The case of Schwartz v. Saiter, 40 La. Ann. 264, 40 South. 77, cited by counsel for plaintiff, was one between private persons, and the seizure was of personal property and of an unexpired lease. The court said that it was not within its province in such a litigation to decide whether the soil on which the buildings stood was a locus publicus or not. The organ of the court, however, referred with approval to the McKnight Case, supra. Such expression of opinion was pure obiter. In the case of Pullis Bros. Iron Co. v. Parish of Natchitoches, 51 La. Ann. 1377, 26 South. 402, cited by counsel for the plaintiff, the contest was between a materialman and an assignee of the contractor over a balance due by the parish for the construction of a courthouse and evidenced by a judgment of the United States Circuit Court. The decision was in favor of the material-man, who had served his attested account on the police jury and recorded the same.

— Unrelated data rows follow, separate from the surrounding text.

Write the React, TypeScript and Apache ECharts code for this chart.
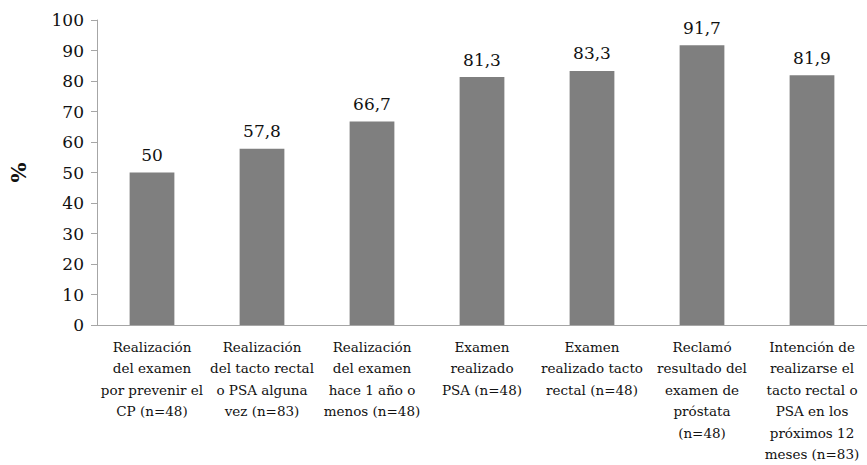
import React, { useEffect, useRef } from "react";
import * as echarts from "echarts";

const categories = [
  "Realización\ndel examen\npor prevenir el\nCP (n=48)",
  "Realización\ndel tacto rectal\no PSA alguna\nvez (n=83)",
  "Realización\ndel examen\nhace 1 año o\nmenos (n=48)",
  "Examen\nrealizado\nPSA (n=48)",
  "Examen\nrealizado tacto\nrectal (n=48)",
  "Reclamó\nresultado del\nexamen de\npróstata\n(n=48)",
  "Intención de\nrealizarse el\ntacto rectal o\nPSA en los\npróximos 12\nmeses (n=83)",
];
const values = [50, 57.8, 66.7, 81.3, 83.3, 91.7, 81.9];
const yTicks = { min: 0, max: 100, interval: 10 };
const yName = "%";

const FONT = "DejaVu Serif";

export default function App() {
  const ref = useRef<HTMLDivElement>(null);
  useEffect(() => {
    const chart = echarts.init(ref.current!, null, { renderer: "svg" });
    const txt = { fontFamily: FONT, color: "#111" };
    chart.setOption({
      animation: false,
      textStyle: { fontFamily: FONT },
      grid: { left: 95, right: -2, top: 20, bottom: 136 },
      xAxis: {
        type: "category",
        data: categories,
        axisLine: { lineStyle: { color: "#a6a6a6", width: 1 } },
        axisTick: { show: false },
        axisLabel: {
          ...txt,
          interval: 0,
          fontSize: 13.5,
          lineHeight: 21.5,
          margin: 11,
        },
      },
      yAxis: {
        type: "value",
        min: yTicks.min,
        max: yTicks.max,
        interval: yTicks.interval,
        name: yName,
        nameLocation: "middle",
        nameGap: 68,
        nameRotate: 90,
        nameTextStyle: { ...txt, fontSize: 21, fontWeight: "bold" },
        axisLine: { show: true, lineStyle: { color: "#a6a6a6", width: 1 } },
        axisTick: { show: true, length: 6, lineStyle: { color: "#a6a6a6" } },
        splitLine: { show: false },
        axisLabel: { ...txt, fontSize: 17, margin: 13 },
      },
      series: [
        {
          type: "bar",
          data: values,
          barWidth: "40.7%",
          itemStyle: { color: "#7f7f7f" },
          label: {
            ...txt,
            show: true,
            position: "top",
            distance: 9,
            fontSize: 17,
            formatter: (p: any) => String(p.value).replace(".", ","),
          },
        },
      ],
    });
    return () => chart.dispose();
  }, []);
  return (
    <div
      ref={ref}
      style={{ position: "fixed", left: 0, top: 0, width: 867, height: 465, background: "#fff" }}
    />
  );
}
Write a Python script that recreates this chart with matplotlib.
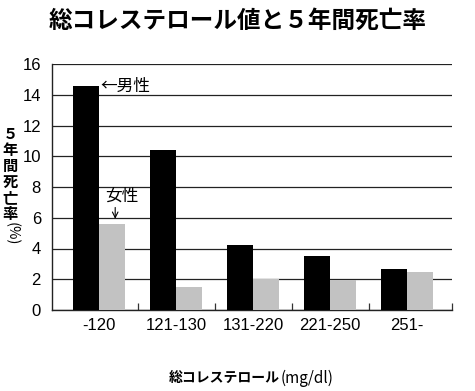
import matplotlib
matplotlib.use("Agg")
import matplotlib.pyplot as plt
import numpy as np

categories = ["-120", "121-130", "131-220", "221-250", "251-"]
male = [14.6, 10.4, 4.2, 3.5, 2.65]
female = [5.6, 1.5, 2.0, 1.95, 2.5]
yticks = [0, 2, 4, 6, 8, 10, 12, 14, 16]

JP = ["Noto Sans CJK JP", "DejaVu Sans"]
LAT = ["Liberation Sans", "DejaVu Sans"]

fig = plt.figure(figsize=(4.75, 3.91), dpi=100)
ax = fig.add_axes([52/475, 1-310/391, 400/475, (310-64)/391])

x = np.arange(len(categories))
w = 0.335
ax.bar(x - w/2, male, width=w, color="black", zorder=3)
ax.bar(x + w/2, female, width=w, color="#c2c2c2", zorder=3)

ax.set_xlim(-0.61, 4.58)
ax.set_ylim(0, 16)
ax.set_yticks(yticks)
ax.set_yticklabels([str(t) for t in yticks], family=LAT, fontsize=12)
ax.tick_params(axis="y", length=0, pad=8)
ax.yaxis.grid(True, color="#222222", linewidth=0.9, zorder=0)
ax.set_axisbelow(True)

ax.set_xticks(x)
ax.set_xticklabels(categories, family=LAT, fontsize=12)
ax.tick_params(axis="x", which="major", length=0, pad=6)
ax.set_xticks([0.5, 1.5, 2.5, 3.5, 4.58], minor=True)
ax.tick_params(axis="x", which="minor", direction="in", length=5, width=0.9, color="#333333")

for s in ["top", "right"]:
    ax.spines[s].set_visible(False)
for s in ["left", "bottom"]:
    ax.spines[s].set_linewidth(1.0)
    ax.spines[s].set_color("#222222")

# annotations
ax.text(0.02, 14.55, "←男性", family=JP, fontsize=12, va="center", ha="left")
ax.text(0.3, 7.4, "女性", family=JP, fontsize=12, va="center", ha="center")
ax.annotate("", xy=(0.21, 5.75), xytext=(0.21, 6.85),
            arrowprops=dict(arrowstyle="->", color="black", lw=0.8))

# title
fig.text(238/475, 1-21/391, "総コレステロール値と５年間死亡率", family=JP,
         fontsize=17, fontweight="bold", ha="center", va="center")

# y label (vertical)
ylab = "５\n年\n間\n死\n亡\n率"
fig.text(10/475, 1-174/391, ylab, family=JP, fontsize=11, fontweight="bold",
         ha="center", va="center", linespacing=1.0)
fig.text(12/475, 1-234/391, "(%)", family=JP, fontsize=10.5, rotation=-90,
         ha="center", va="center")

# x label
fig.text(280/475, 1-378/391, "総コレステロール", family=JP, fontsize=10,
         fontweight="bold", ha="right", va="center")
fig.text(281/475, 1-378/391, "(mg/dl)", family=JP, fontsize=11,
         ha="left", va="center")
fig.savefig("out.png", dpi=100)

The privilege of the contractor and the materialman on the courthouse does not seem to have been contested by the police jury. The court inter alia said:

“All parties in this case assert liens and privileges against the courthouse building and the building alone. There is no question in regard to any of the parties having a lien or privilege upon the ground upon which the building rests. Consequently the case of Schwartz v. Saiter, 40 La. Ann. 264, 4 South. 77, and McKnight v. Parish of Grant, 30 La. Ann. 361, 31 Am. Rep. 226, may be left out of view.”

These decisions were rendered under the provisions of Civil Code of 1870, which do not apply to plaintiff’s case, which rests entirely on the provisions of Act 134 of 1906, which makes the owner, who fails to exact a good and sufficient bond of the contractor in favor of subcontractors, materialmen, mechanics, and laborers, and to record the same, liable in the same manner and to the same extent as the surety would have been.

*1027According to the great weight of authority in other jurisdictions, the said statute has no application to public property or public corporations. The McKnight Case was based on very strong, equitable considerations. The contractor had not been paid, and the parish was enjoying the fruits of his work without compensation. In the case at bar the contractor was paid in full before notice of the claim of the plaintiff.

The defendant board is not the owner in the ordinary sense of the wharf and shed in question but holds the title in trust for public purposes. The revenues of the board have already been dedicated to public use, and the board has no funds for any other purpose. That such a board, a state agency, and trustee for the public, is within the purview of Act 134 of 1906 is a proposition which in our opinion cannot be successfully sustained by reason or authority; and we are satisfied that such was not the legislative intent.

It is therefore ordered that the judgment below be affirmed, and that the plaintiff pay costs of appeal.






Dissenting Opinion

BREAUX, C. J.

I dissent from the opinion denying the privilege.

I do not think that a municipal corporation can use materials furnished and successfully deny a privilege for its payment if the claim is presented in due form.